So once I had calmed down from my frustrations I took a little time to go back through my blog and realised that not only have I been neglecting it, that I have neglected to tell any of you about anything that has happened to me in the last while, so here is a bit of a recap.
The boyfriend that I had mentioned in a few posts is no longer a part of my life. We have broken up. I guess there are some things in a relationship that are just too great to live around. I thought we could compromise on things like who wants kids and who doesn’t and in what city we hope to live someday. But it turns out that these were the very things that tore us apart. While these things aren’t an issue now, what is the point in continuing a relationship that so clearly has an expiry date for us?
So I am once again single and trying to remind myself who I was before I was a part of a “we”. It’s allot harder than you think. I work long hours and get home late, but even so, those evening hours use to be filled with him and now that there is no him, I have no idea what to do in those hours where normal people are sleeping. I have no idea how to fill this time that I have created in my life. I can’t go to sleep before 11pm and I get up at 6am. There are allot of waking hours to fill.
He is being a little bit childish after the breakup. Not how I expected things to go, considering he was the one who ended it and according to me, we ended it on good terms. He ignores my parents when he sees them in public, like just completely pretends that he has no idea who they are. Then I texted his when I heard his gran had passed away. Told him how sorry I was and that I would be thinking of their family, Do you know how he responded? He responded with an “Uhmm… thanks” text. You know the one, that text that you send to people in awkward situations when you really have no idea how to respond to them. Yeah one of those texts.
I still have a bunch of his stuff at my house and I was planning to go and drop it off for him, but with all his childish behaviour I kinda feel like telling him that he can ether fetch it or it becomes mine. But does this make me as childish as what he is? What would you have done in this situation?
I have taken up ice skating as a hobby. The new ice rink opened in our town only a few weeks ago. It’s been fun, trying to find my balance and not break something in the process. I am getting lessons from an old professional skater, but I think she has the misjudgement to think that I might someday be good. I am aware I will never be good. I don’t have the time to put in the work that would be required of me… that, or the money. But even so, it has been fun. A new activity that was never something I had done with the ex. Something that is just mine.

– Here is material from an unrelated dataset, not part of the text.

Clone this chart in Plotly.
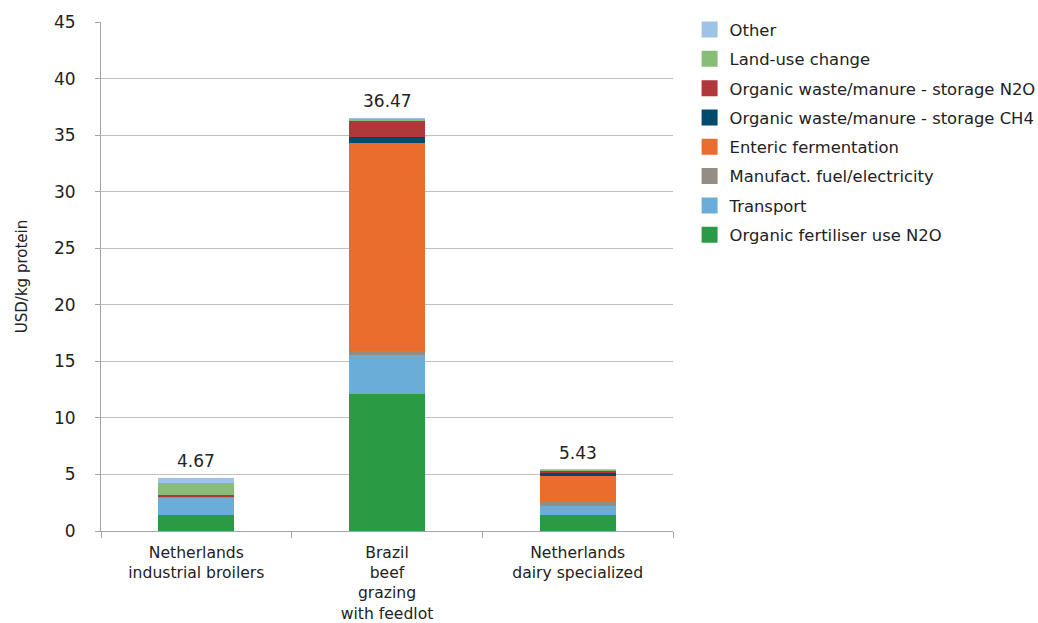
import plotly.graph_objects as go

categories = ["Netherlands<br>industrial broilers", "Brazil<br>beef<br>grazing<br>with feedlot", "Netherlands<br>dairy specialized"]

fertiliser_n2o = [1.43, 12.11, 1.38]
transport = [1.57, 3.45, 0.82]
manufact_fuel = [0.03, 0.33, 0.33]
enteric = [0.00, 18.44, 2.35]
storage_ch4 = [0.03, 0.53, 0.30]
storage_n2o = [0.12, 1.39, 0.15]
land_use = [1.03, 0.18, 0.07]
other = [0.46, 0.04, 0.03]

series = [
    ("Organic fertiliser use N2O", fertiliser_n2o, "#2A9B44"),
    ("Transport", transport, "#6AADD9"),
    ("Manufact. fuel/electricity", manufact_fuel, "#968C83"),
    ("Enteric fermentation", enteric, "#EB6D2D"),
    ("Organic waste/manure - storage CH4", storage_ch4, "#004B6B"),
    ("Organic waste/manure - storage N2O", storage_n2o, "#B0373A"),
    ("Land-use change", land_use, "#86BE78"),
    ("Other", other, "#9DC3E6"),
]

totals = [round(sum(v[i] for _, v, _ in series), 2) for i in range(len(categories))]

FONT = "Verdana, DejaVu Sans, sans-serif"

fig = go.Figure()
for name, vals, col in series:
    fig.add_trace(go.Bar(
        x=categories, y=vals, name=name, marker_color=col,
        marker_line_width=0, width=0.4, showlegend=False,
    ))
# legend entries with larger square swatches (top of stack listed first)
for i, (name, vals, col) in enumerate(reversed(series)):
    fig.add_trace(go.Scatter(
        x=[None], y=[None], mode="markers", name=name,
        marker=dict(symbol="square", size=18, color=col),
        legendgroup=f"g{i}", showlegend=True,
    ))

for c, t in zip(categories, totals):
    fig.add_annotation(x=c, y=t, text=f"{t:.2f}", showarrow=False,
                       yshift=17, font=dict(size=17, color="#222", family=FONT))

fig.update_layout(
    barmode="stack",
    width=1038, height=623,
    margin=dict(l=101, r=365, t=22, b=92, autoexpand=False),
    plot_bgcolor="white", paper_bgcolor="white",
    font=dict(family=FONT, size=16, color="#222"),
    legend=dict(x=1.029, y=1.019, xanchor="left", yanchor="top",
                traceorder="grouped", tracegroupgap=5, itemsizing="trace",
                font=dict(size=16.4, color="#222"), itemwidth=30),
    showlegend=True,
)
fig.update_yaxes(range=[0, 45], dtick=5, showgrid=True, gridcolor="#BFBFBF",
                 showline=True, linecolor="#A6A6A6", ticks="outside", ticklen=5,
                 tickcolor="#A6A6A6", zeroline=False, ticklabelstandoff=16,
                 automargin=False,
                 title=dict(text="USD/kg protein", font=dict(size=15), standoff=22),
                 tickfont=dict(size=17))
fig.update_xaxes(showline=True, linecolor="#A6A6A6", ticks="outside", ticklen=6,
                 tickcolor="#A6A6A6", tickson="boundaries", ticklabelstandoff=7,
                 automargin=False, tickfont=dict(size=15.6))

fig.write_html("out.html", config={"displayModeBar": False},
               post_script="document.body.style.margin='0';")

My granddad who had been in remission for cancer, found out it had returned a few weeks ago. He has had his voice box removed and is now back home recovering well. It’s typical for our family, just as we think things are going ok, they find a way to fall apart.
C’s (My daughter / cousin) dad is dating this new woman. While I have no issue with her really, I do have an issue with the fact that my little kid pitched up looking like a 10sents hooker with way to much makeup and heels that were way too high for a kid of her age. I blame the new woman for giving her the makeup and clothes that was needed to pull this look off. When did it become okay for kids in their preteens to dress and act like adults? Did I miss the memo? Looking at the way she was dressed when I saw her, I could understand how men in their young 20’s are being arrested for sleeping with underage children. Our children are misleading the men into thinking they are way, way older than what they are! I am disgusted in the generation we are raising.

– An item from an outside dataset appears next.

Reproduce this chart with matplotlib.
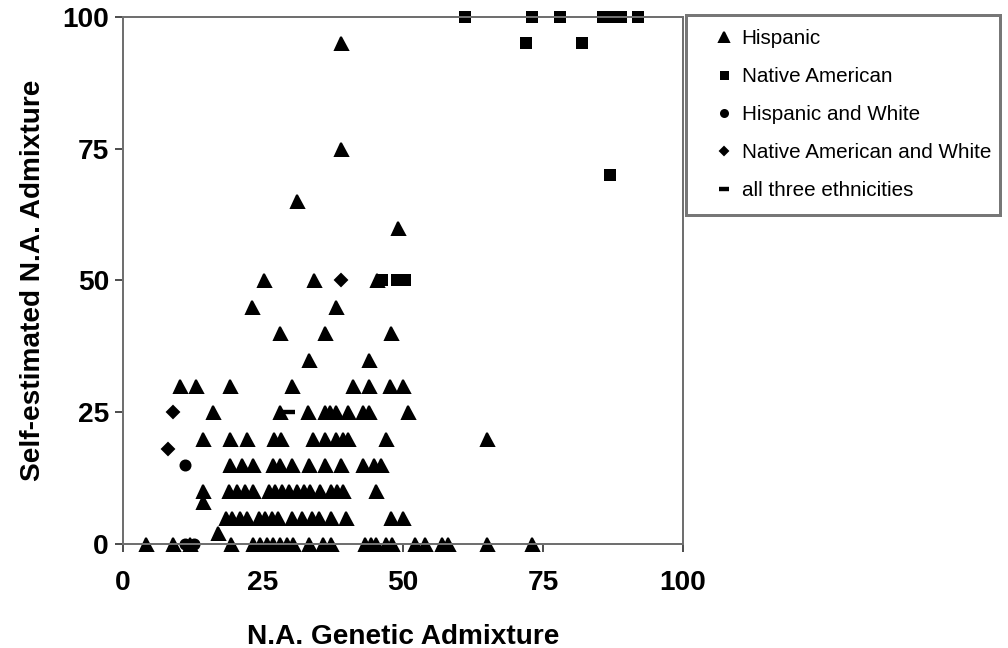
import matplotlib
matplotlib.use("Agg")
import matplotlib.pyplot as plt

plt.rcParams['font.family'] = ['Liberation Sans', 'DejaVu Sans']

# Hispanic points (genetic %, self-estimated %)
hisp_x = [4.2, 9, 12, 19.2, 23.3, 24.5, 25.7, 26.8, 28, 29.2, 30.4, 33.2, 35.8, 37.2,
          43.2, 44.2, 45.2, 47, 48, 52.2, 54, 57, 58, 65, 73,
          17,
          18.4, 19.4, 20.9, 22.1, 24.2, 25.4, 26.6, 27.6, 30.1, 31.9, 33.7, 35, 37.2, 39.9, 47.9, 50,
          14.3,
          14.3, 19, 20.4, 21.8, 23.2, 26, 27.2, 28.4, 29.6, 31, 32.3, 33.4, 35.1, 37.1, 38.2, 39.2, 45.2,
          19.1, 21.2, 23.2, 26.8, 28, 30.1, 33.3, 36, 39, 42.8, 44.9, 46.1,
          14.3, 19.1, 22.1, 27, 28.3, 34, 36, 38, 39.2, 40.2, 47, 65,
          16.1, 28, 33.1, 36, 37, 38, 40.1, 42.8, 44, 50.9,
          10.2, 13.1, 19.1, 30.1, 41.1, 44, 47.6, 50,
          33.2, 43.9,
          28.1, 36, 47.9,
          23.1, 38.1,
          25.1, 34.1, 45.3,
          49.1, 31, 39, 39]
hisp_y = ([0] * 25 + [2] + [5] * 16 + [8] + [10] * 17 + [15] * 12 + [20] * 12
          + [25] * 10 + [30] * 8 + [35] * 2 + [40] * 3 + [45] * 2 + [50] * 3
          + [60, 65, 75, 95])

# Native American
na_x = [46.3, 49, 50.3, 61, 73, 78, 85.7, 87.7, 89, 92, 72, 82, 87]
na_y = [50, 50, 50, 100, 100, 100, 100, 100, 100, 100, 95, 95, 70]

# Hispanic and White
hw_x = [11, 11, 12.6]
hw_y = [15, 0, 0]

# Native American and White
naw_x = [9, 8, 39]
naw_y = [25, 18, 50]

# all three ethnicities
all_x = [29.5]
all_y = [25]

ticks = [0, 25, 50, 75, 100]

fig = plt.figure(figsize=(7, 4.5), dpi=144)
ax = fig.add_axes([0.122, 0.1605, 0.5556, 0.8133])

ax.plot(hisp_x, hisp_y, '^', color='black', markersize=6.5, label='Hispanic', clip_on=False)
ax.plot(na_x, na_y, 's', color='black', markersize=5, label='Native American', clip_on=False)
ax.plot(hw_x, hw_y, 'o', color='black', markersize=5, label='Hispanic and White', clip_on=False)
ax.plot(naw_x, naw_y, 'D', color='black', markersize=4.5, label='Native American and White', clip_on=False)
ax.plot(all_x, all_y, '_', color='black', markersize=6.5, markeredgewidth=2.2,
        label='all three ethnicities', clip_on=False)

ax.set_xlim(0, 100)
ax.set_ylim(0, 100)
ax.set_xticks(ticks)
ax.set_yticks(ticks)
for s in ax.spines.values():
    s.set_color('#707070')
    s.set_linewidth(1.0)
ax.tick_params(axis='x', direction='out', length=4, width=1, color='#505050', pad=9, labelsize=14)
ax.tick_params(axis='y', direction='out', length=4, width=1, color='#505050', pad=3, labelsize=14)
for lab in ax.get_xticklabels() + ax.get_yticklabels():
    lab.set_fontweight('bold')

ax.set_xlabel('N.A. Genetic Admixture', fontsize=14, fontweight='bold', labelpad=14)
ax.set_ylabel('Self-estimated N.A. Admixture', fontsize=14, fontweight='bold', labelpad=8)

leg = fig.legend(loc='upper left', bbox_to_anchor=(0.6806, 0.664, 0.3115, 0.313), mode='expand',
                 fontsize=10.3, frameon=True, fancybox=False, markerscale=0.7,
                 handlelength=2.3, handletextpad=-0.3, labelspacing=0.92, borderpad=0.7,
                 borderaxespad=0)
leg.get_frame().set_edgecolor('#555555')
leg.get_frame().set_linewidth(1.5)

fig.savefig('out.png', dpi=144)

The two wedding I had told you about, are over and done. Being a bridesmaid for each of them came with its drama as can be expected. However I am so happy for both of them. It’s great to see how happy they are with the lives that they have chosen.

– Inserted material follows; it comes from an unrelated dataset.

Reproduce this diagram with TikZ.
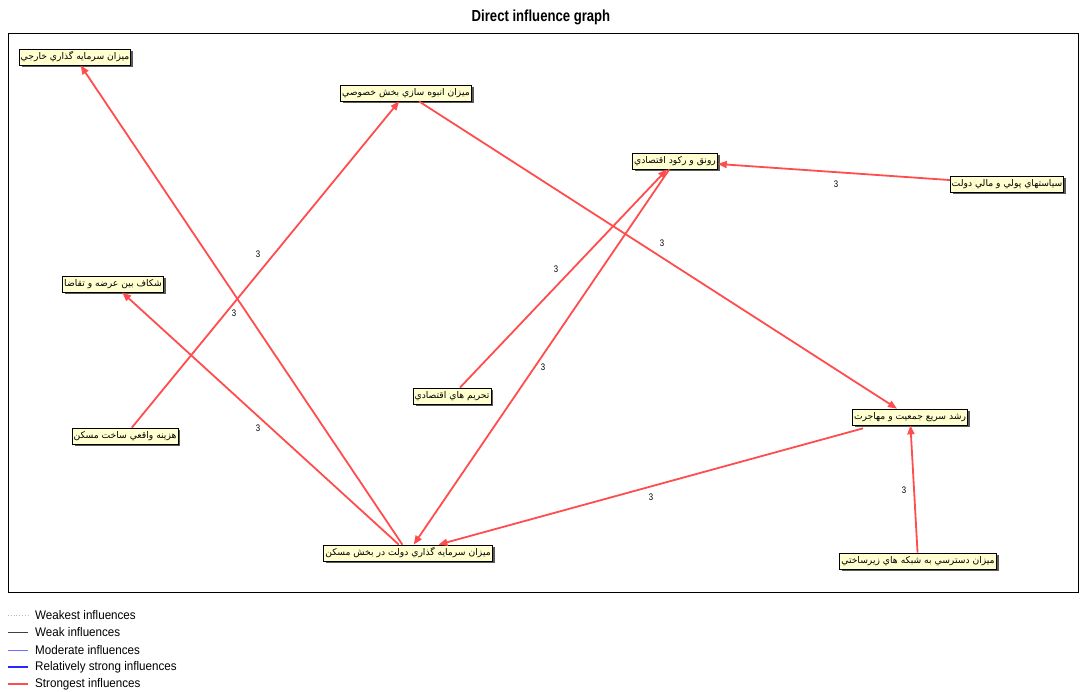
\documentclass[tikz,border=0pt]{standalone}
\usepackage{fontspec}
\usetikzlibrary{arrows.meta,shadows,calc}
\TeXXeTstate=1
\setmainfont{Liberation Sans}
\newfontfamily\arabicfont[Script=Arabic]{DejaVu Sans}
\newfontfamily\latfont[FakeStretch=0.82]{Liberation Sans}
\newfontfamily\legfont[FakeStretch=0.93]{Liberation Sans}
\definecolor{nodefill}{RGB}{255,255,208}
\definecolor{shadowgray}{RGB}{90,90,90}
\definecolor{infred}{RGB}{255,77,77}
\definecolor{modblue}{RGB}{110,110,255}
\definecolor{strblue}{RGB}{40,40,255}
\tikzset{
  fac/.style={draw=black, line width=0.7pt, fill=nodefill, inner sep=1.5pt,
    minimum height=16pt, font=\arabicfont\fontsize{9.2}{10}\selectfont,
    drop shadow={shadow xshift=2.5pt, shadow yshift=-2.5pt, fill=shadowgray, opacity=1}},
  infl/.style={draw=infred, line width=1.8pt, -{Triangle[length=9pt,width=7pt]}},
  lab/.style={font=\latfont\fontsize{9.5}{10}\selectfont, inner sep=0pt},
  legtext/.style={font=\legfont\fontsize{12.5}{13}\selectfont, inner sep=0pt, anchor=west},
}
\begin{document}
\begin{tikzpicture}[x=1pt,y=-1pt]
\useasboundingbox (0,0) rectangle (1080,692);
\node[font=\latfont\bfseries\fontsize{16}{18}\selectfont] (title) at (541,17) {Direct influence graph};
\draw[line width=0.8pt] (8,33) rectangle (1078,592);

\node[fac] (n1) at (75,57) {\beginR ميزان سرمايه گذاري خارجي\endR};
\node[fac] (n2) at (406,93) {\beginR ميزان انبوه سازي بخش خصوصي\endR};
\node[fac] (n3) at (675,161) {\beginR رونق و ركود اقتصادي\endR};
\node[fac] (n4) at (1007,184) {\beginR سياستهاي پولي و مالي دولت\endR};
\node[fac] (n5) at (113,284) {\beginR شكاف بين عرضه و تقاضا\endR};
\node[fac] (n6) at (452,396) {\beginR تحريم هاي اقتصادي\endR};
\node[fac] (n7) at (910,417) {\beginR رشد سريع جمعيت و مهاجرت\endR};
\node[fac] (n8) at (125,436) {\beginR هزينه واقعي ساخت مسكن\endR};
\node[fac] (n9) at (408,553) {\beginR ميزان سرمايه گذاري دولت در بخش مسكن\endR};
\node[fac] (n10) at (918,561) {\beginR ميزان دسترسي به شبكه هاي زيرساختي\endR};

\coordinate (n7out) at ($(n7.south)+(-47,3)$);

\draw[infl] (n9) -- (n1);
\draw[infl] (n9) -- (n5);
\draw[infl] (n8) -- (n2);
\draw[infl] (n2) -- (n7);
\draw[infl] (n6) -- (n3);
\draw[infl] (n3) -- (n9);
\draw[infl] (n7out) -- (n9);
\draw[infl] (n10) -- (n7);
\draw[infl] (n4) -- (n3);

\node[lab] (l1) at (234,313) {3};
\node[lab] (l2) at (258,254) {3};
\node[lab] (l3) at (258,428) {3};
\node[lab] (l4) at (662,243) {3};
\node[lab] (l5) at (556,269) {3};
\node[lab] (l6) at (543,367) {3};
\node[lab] (l7) at (836,184) {3};
\node[lab] (l8) at (651,497) {3};
\node[lab] (l9) at (904,490) {3};

\draw[gray!50, dotted, line width=0.8pt] (8,615) -- (28,615);
\draw[black!75, line width=0.9pt] (8,632) -- (28,632);
\draw[modblue, line width=1pt] (8,650) -- (28,650);
\draw[strblue, line width=2pt] (8,667) -- (28,667);
\draw[infred, line width=2.6pt] (8,684) -- (28,684);
\node[legtext] (g1) at (35,615) {Weakest influences};
\node[legtext] (g2) at (35,632) {Weak influences};
\node[legtext] (g3) at (35,650) {Moderate influences};
\node[legtext] (g4) at (35,667) {Relatively strong influences};
\node[legtext] (g5) at (35,684) {Strongest influences};
\end{tikzpicture}
\end{document}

A girl that I had been best friends with in high school married and just had a kid with the boyfriend who abused her for as long as I can remember. Not physically abused but mentally abused. Is it wrong that I hate her for the life she has chosen? She is a smart girl who wanted to be a nurse someday. Instead she is a cashier, married to another cashier. Please don’t misunderstand me, I am not saying being a cashier is a bad thing, but how do you raise a kid on the salary earned by two cashiers when I am barely taking care of just me on my decent salary? What kind of life are they offering that child? What opportunities will she ever have? I swear, some days I feel like people should take an IQ test before they are allowed to reproduce.
I have discovered this new antique store that I have fallen completely in love with. They have a bookstore with more old books than I have seen in ages. Is spent hours there on the day we found it, I probably would have spent even more time there if I wasn’t with my mom who really gets bored looking at a bunch of books all day.
Aaand now I think I have bombarded you with enough information for one day. Although I think this is far from informing you about everything you have missed.. I guess that gives me a reason to tell you about it again tomorrow.